Sustainable Production of Methanol
Traditionally, methanol has been produced from fossil fuels, particularly natural gas. However, there is a significant shift toward sustainable production methods:
- Renewable Feedstocks: Increasingly, methanol is derived from renewable resources, including agricultural waste, municipal solid waste (MSW), sewage, and renewable electricity. This shift not only reduces dependence on fossil fuels but also promotes waste management and resource efficiency.
- Circular Economy Approach: The CO2-to-methanol process embodies principles of a circular economy by recycling CO2 emissions into valuable products. This approach helps mitigate climate change while creating economic opportunities.
Conclusion
- The establishment of India’s first CO2-to-methanol pilot plant marks a transformative step in advancing carbon capture technologies and fostering sustainable energy practices.

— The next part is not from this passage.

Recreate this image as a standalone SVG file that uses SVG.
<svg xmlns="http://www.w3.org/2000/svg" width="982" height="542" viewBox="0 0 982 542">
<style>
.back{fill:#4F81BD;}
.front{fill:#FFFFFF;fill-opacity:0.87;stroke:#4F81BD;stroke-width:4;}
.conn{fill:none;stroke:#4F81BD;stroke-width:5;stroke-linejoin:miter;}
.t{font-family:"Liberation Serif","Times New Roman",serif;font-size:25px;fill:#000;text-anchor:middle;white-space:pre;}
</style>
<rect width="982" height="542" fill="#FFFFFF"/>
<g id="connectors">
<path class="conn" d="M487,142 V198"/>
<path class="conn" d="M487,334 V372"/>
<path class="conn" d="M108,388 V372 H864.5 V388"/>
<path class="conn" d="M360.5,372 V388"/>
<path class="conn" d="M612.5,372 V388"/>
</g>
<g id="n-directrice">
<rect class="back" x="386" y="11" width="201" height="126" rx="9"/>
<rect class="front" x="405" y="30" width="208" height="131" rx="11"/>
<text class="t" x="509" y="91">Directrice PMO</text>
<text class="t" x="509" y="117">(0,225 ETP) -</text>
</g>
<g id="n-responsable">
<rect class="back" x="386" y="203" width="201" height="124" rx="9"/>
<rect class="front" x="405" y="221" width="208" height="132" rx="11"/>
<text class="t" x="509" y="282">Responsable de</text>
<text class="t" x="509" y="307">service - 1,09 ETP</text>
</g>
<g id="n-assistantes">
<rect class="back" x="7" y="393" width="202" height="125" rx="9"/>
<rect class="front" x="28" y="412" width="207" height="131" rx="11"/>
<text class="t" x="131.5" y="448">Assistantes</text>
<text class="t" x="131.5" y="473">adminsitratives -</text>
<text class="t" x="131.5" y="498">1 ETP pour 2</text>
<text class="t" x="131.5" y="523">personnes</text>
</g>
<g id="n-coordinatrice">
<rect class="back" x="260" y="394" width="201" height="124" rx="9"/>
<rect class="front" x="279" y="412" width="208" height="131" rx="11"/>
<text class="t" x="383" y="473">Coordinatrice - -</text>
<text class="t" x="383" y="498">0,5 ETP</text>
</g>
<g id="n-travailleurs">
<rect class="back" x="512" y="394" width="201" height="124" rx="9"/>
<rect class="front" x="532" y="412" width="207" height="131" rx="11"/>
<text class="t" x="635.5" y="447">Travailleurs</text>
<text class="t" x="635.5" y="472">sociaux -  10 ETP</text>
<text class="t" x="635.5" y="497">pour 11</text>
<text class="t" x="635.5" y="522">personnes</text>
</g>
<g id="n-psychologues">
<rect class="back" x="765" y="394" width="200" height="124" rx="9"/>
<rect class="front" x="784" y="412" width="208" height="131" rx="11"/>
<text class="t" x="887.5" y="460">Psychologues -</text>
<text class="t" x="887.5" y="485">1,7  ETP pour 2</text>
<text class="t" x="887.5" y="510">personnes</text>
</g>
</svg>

- By converting captured CO2 into valuable methanol, this initiative aims to address pressing environmental challenges while promoting technological innovation and self-reliance.
- This pilot plant represents a critical intersection of climate action, technological advancement, and sustainable development.
- It aligns with India's broader goals of achieving carbon neutrality and enhancing energy security, making it a model for future initiatives in the realm of carbon management and renewable energy.
- Through these efforts, India is positioning itself as a leader in the global transition to a low-carbon economy.